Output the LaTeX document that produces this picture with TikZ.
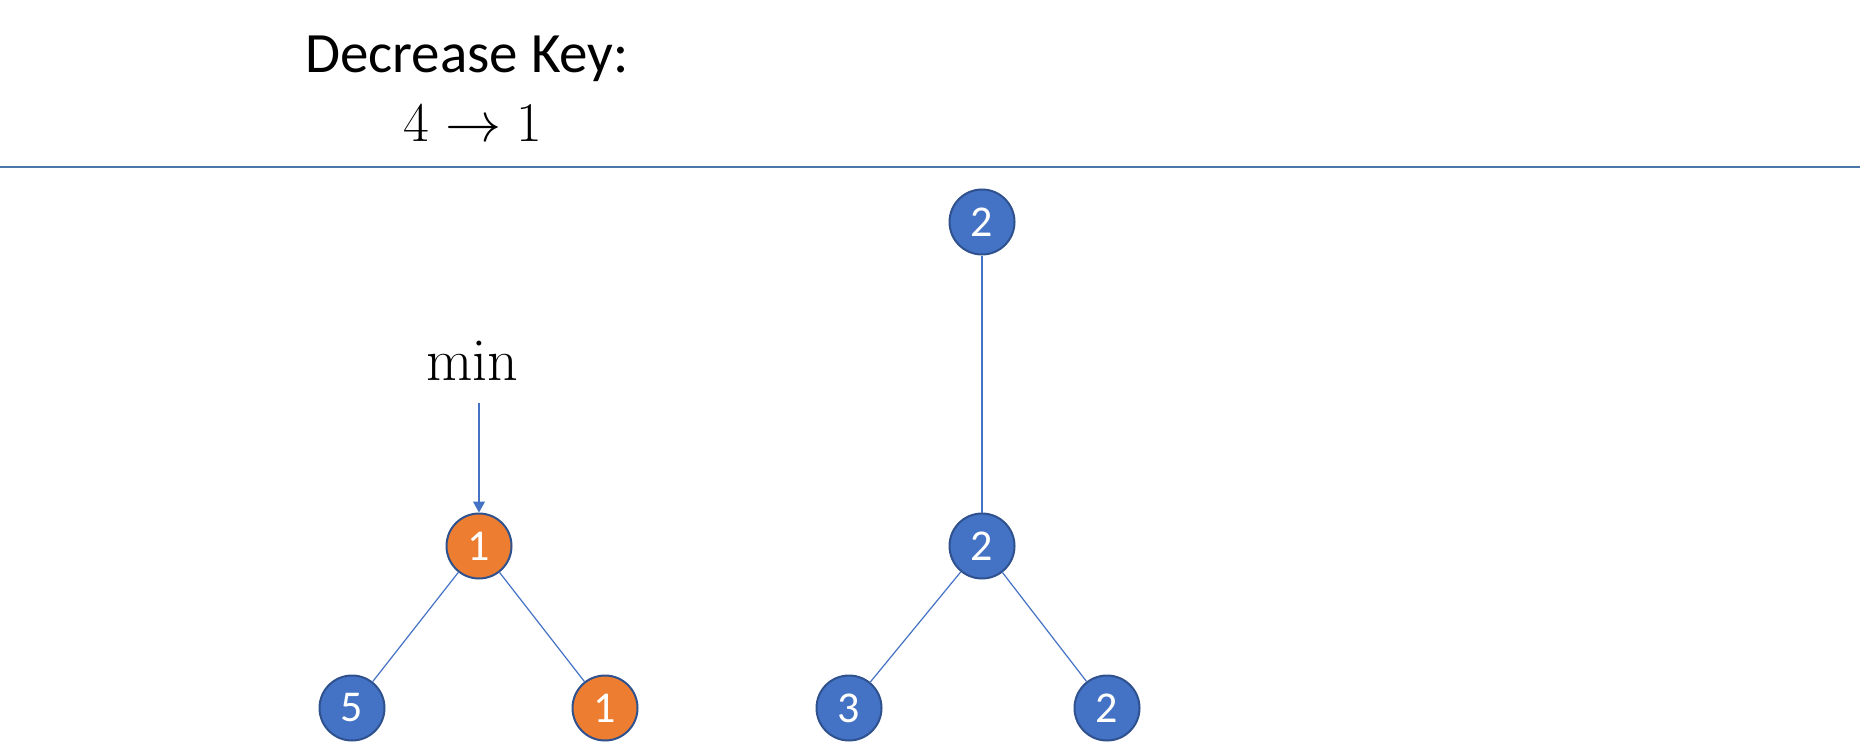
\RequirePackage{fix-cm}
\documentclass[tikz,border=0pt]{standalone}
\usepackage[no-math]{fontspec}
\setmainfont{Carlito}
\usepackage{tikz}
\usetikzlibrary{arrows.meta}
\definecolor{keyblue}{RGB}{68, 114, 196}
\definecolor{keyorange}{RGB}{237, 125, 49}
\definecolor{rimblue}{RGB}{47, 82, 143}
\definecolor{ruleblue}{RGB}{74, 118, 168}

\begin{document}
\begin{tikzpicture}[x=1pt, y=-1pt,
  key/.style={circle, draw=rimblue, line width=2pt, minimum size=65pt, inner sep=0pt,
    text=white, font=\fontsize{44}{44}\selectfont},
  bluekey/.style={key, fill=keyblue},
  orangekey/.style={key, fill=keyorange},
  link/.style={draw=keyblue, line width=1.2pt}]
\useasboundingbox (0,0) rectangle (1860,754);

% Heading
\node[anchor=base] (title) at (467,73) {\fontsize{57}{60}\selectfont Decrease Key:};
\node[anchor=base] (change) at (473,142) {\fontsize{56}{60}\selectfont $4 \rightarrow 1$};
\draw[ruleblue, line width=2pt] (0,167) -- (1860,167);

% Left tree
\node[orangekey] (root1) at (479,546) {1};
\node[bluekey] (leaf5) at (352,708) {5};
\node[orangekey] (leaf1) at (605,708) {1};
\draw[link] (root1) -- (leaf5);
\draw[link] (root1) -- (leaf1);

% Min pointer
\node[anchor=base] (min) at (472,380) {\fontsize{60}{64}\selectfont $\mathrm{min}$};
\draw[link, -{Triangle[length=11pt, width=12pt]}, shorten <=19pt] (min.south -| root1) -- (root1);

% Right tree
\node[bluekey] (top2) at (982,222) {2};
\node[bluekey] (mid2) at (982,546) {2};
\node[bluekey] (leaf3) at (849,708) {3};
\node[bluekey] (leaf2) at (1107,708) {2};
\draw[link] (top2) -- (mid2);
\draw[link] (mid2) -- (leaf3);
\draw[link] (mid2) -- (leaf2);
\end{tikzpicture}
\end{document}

────────────────

• [Work to do]
Transcribe all the data word for word; the images stay out.

• [Answer to this task]
Output the LaTeX document that produces this picture with TikZ.
\RequirePackage{fix-cm}
\documentclass[tikz,border=0pt]{standalone}
\usepackage[no-math]{fontspec}
\setmainfont{Carlito}
\usepackage{tikz}
\usetikzlibrary{arrows.meta}
\definecolor{keyblue}{RGB}{68, 114, 196}
\definecolor{keyorange}{RGB}{237, 125, 49}
\definecolor{rimblue}{RGB}{47, 82, 143}
\definecolor{ruleblue}{RGB}{74, 118, 168}

\begin{document}
\begin{tikzpicture}[x=1pt, y=-1pt,
  key/.style={circle, draw=rimblue, line width=2pt, minimum size=65pt, inner sep=0pt,
    text=white, font=\fontsize{44}{44}\selectfont},
  bluekey/.style={key, fill=keyblue},
  orangekey/.style={key, fill=keyorange},
  link/.style={draw=keyblue, line width=1.2pt}]
\useasboundingbox (0,0) rectangle (1860,754);

% Heading
\node[anchor=base] (title) at (467,73) {\fontsize{57}{60}\selectfont Decrease Key:};
\node[anchor=base] (change) at (473,142) {\fontsize{56}{60}\selectfont $4 \rightarrow 1$};
\draw[ruleblue, line width=2pt] (0,167) -- (1860,167);

% Left tree
\node[orangekey] (root1) at (479,546) {1};
\node[bluekey] (leaf5) at (352,708) {5};
\node[orangekey] (leaf1) at (605,708) {1};
\draw[link] (root1) -- (leaf5);
\draw[link] (root1) -- (leaf1);

% Min pointer
\node[anchor=base] (min) at (472,380) {\fontsize{60}{64}\selectfont $\mathrm{min}$};
\draw[link, -{Triangle[length=11pt, width=12pt]}, shorten <=19pt] (min.south -| root1) -- (root1);

% Right tree
\node[bluekey] (top2) at (982,222) {2};
\node[bluekey] (mid2) at (982,546) {2};
\node[bluekey] (leaf3) at (849,708) {3};
\node[bluekey] (leaf2) at (1107,708) {2};
\draw[link] (top2) -- (mid2);
\draw[link] (mid2) -- (leaf3);
\draw[link] (mid2) -- (leaf2);
\end{tikzpicture}
\end{document}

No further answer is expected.